23 satelity Elona Muska będą spadały każdego dnia na Ziemię, nie wszystkie spłoną

W Sasketchewan firma SpaceX sprzątała we wtorek 11 czerwca kosmiczne śmieci, które wylądowały na polach farmerów w pobliżu Ituna w lutym br. Są to fragmenty pochodzące ze statku SpaceXDragon powracającego z Międzynarodowej Stacji Kosmicznej, które nie spłonęły w atmosferze
Satelity SpaceX sprzątnięte z orbity Ziemi
.Kanadyjskie media poinformowały we wtorek, że na polach pięciu farmerów wylądowało osiem fragmentów SpaceXDragon. Z właścicielami farm skontaktowała się SpaceX, należąca do Elona Muska firma przemysłu kosmicznego i zapłaciła za odnalezione pozostałości. Jeden farmerów zamierza przeznaczyć pieniądze na lokalne lodowisko hokejowe.
Publiczna telewizja CBC cytowała profesor astronomii z Uniwersytetu Regina Samanthę Lawler, która była we wtorek na farmie należącej do Barryego Sawchuka i podkreślała, że SpaceX powinno udzielać jasnych informacji nt. tego w jaki sposób loty należących do firmy pojazdów kosmicznych wpływają na atmosferę i jak firma zamierza postępować w razie podobnych zdarzeń w przyszłości.
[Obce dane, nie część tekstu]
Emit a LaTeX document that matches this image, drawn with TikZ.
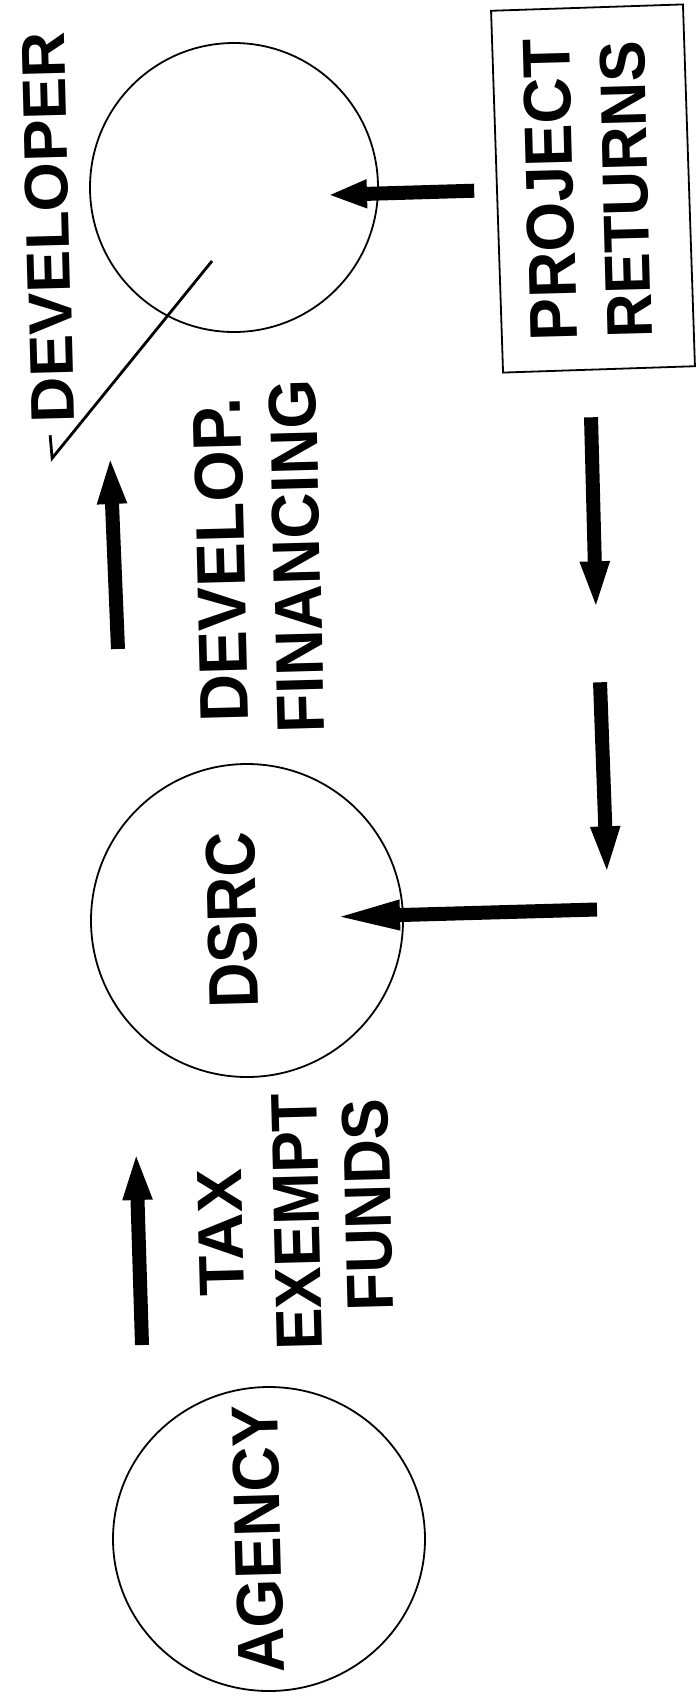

Fragmenty satelitów mogą być niebezpieczne
.Agencja The Canadian Press przypomniała, że dziennikarze często mają problemy z uzyskaniem odpowiedzi od SpaceX. Telewizja CTV News Regina informowała, że niektóre fragmenty miały długość prawie dwóch metrów i ważyły do 50 kg.
„SpaceX ma na orbicie ponad 6 tys. satelitów i twierdzi, że wchodząc w atmosferę spłoną całkowicie. To oznacza 23 takich satelitów dziennie (…) Jeśli te wejścia w atmosferę będą docierać na ziemie, będą spadać ważące 50 kilogramów kawałki metalu, zabije to wiele osób” – tłumaczyła Lawler cytowana przez CTV News.
CBC podawała w maju br., że Sawchuk znalazł kawałki spieczonego metalu i skontaktował się z Uniwersytetem Regina. Astronomowie przypomnieli sobie o podobnych dużych metalowych fragmentach, znalezionych w Australii i stanie Waszyngton, a także o fragmencie, który zniszczył dach domu na Florydzie. Uznali, że metal znaleziony w Saskatchewan to również kosmiczne śmieci i na podstawie swoich wyliczeń zidentyfikowali, że pochodzą one z SpaceXDragon.
Czy Elon Musk skolonizuje kosmos?
.W marcu 2018 r. na festiwalu South by Southwest (SXSW) w Austin, w stanie Teksas, Elon Musk ogłosił, że SpaceX zamierza wysłać pierwszy „statek międzyplanetarny” na Marsa w pierwszej połowie 2019 r. Musk jest znany z wyznaczania wyśrubowanych – ktoś mniej uprzejmy rzekłby „nierealnych” – terminów realizacji projektów, które odzwierciedlają jego rozmach jako twórcy innowacji. Obserwatorów jego poczynań charakteryzuje zatem mieszanka braku zaufania w pierwotnie zapowiadane terminy z pełną wiarą w jego zdolność do realizacji projektu na czas. Na łamach Wszystko co Najważniejsze pisze o tym Tomás SIDENFADEN, pisarz, inżynier i współpracownik Medium i Arc Digital.
„Większość informacji prasowych na ten temat koncentruje się na kwestiach technicznych. To oczywiste – jeszcze dziesięć lat temu nie byliśmy nawet pewni, czy w ogóle istnieje bezpieczny sposób, aby wysłać ludzi na Czerwoną Planetę. Ale jeśli Musk ma rację, jesteśmy o kosmiczne mgnienie oka od urzeczywistnienia tej wizji, nawet jeśli jego prognozy i rzeczywistość nieco od siebie odbiegają.”
„Elon Musk przewiduje istnienie marsjańskiej kolonii liczącej milion dusz. Naturalnie wcześniej na Czerwoną Planetę przybędzie grupa zuchwałych, sprawnych i nieustraszonych pionierów. Wyprawa na Marsa będzie znacznie bardziej niebezpieczna dla tych, którzy przybędą tam jako pierwsi. Przywodzi to na myśl ogłoszenie, jakie sir Shackleton zamieścił, szukając śmiałków towarzyszących mu w eksploracji Antarktyki: »Czekają cię znój, niebezpieczeństwo i duża szansa, że nie wrócisz stamtąd żywy. Tym, którzy przetrwają, gwarantujemy nieziemską ekscytację«.”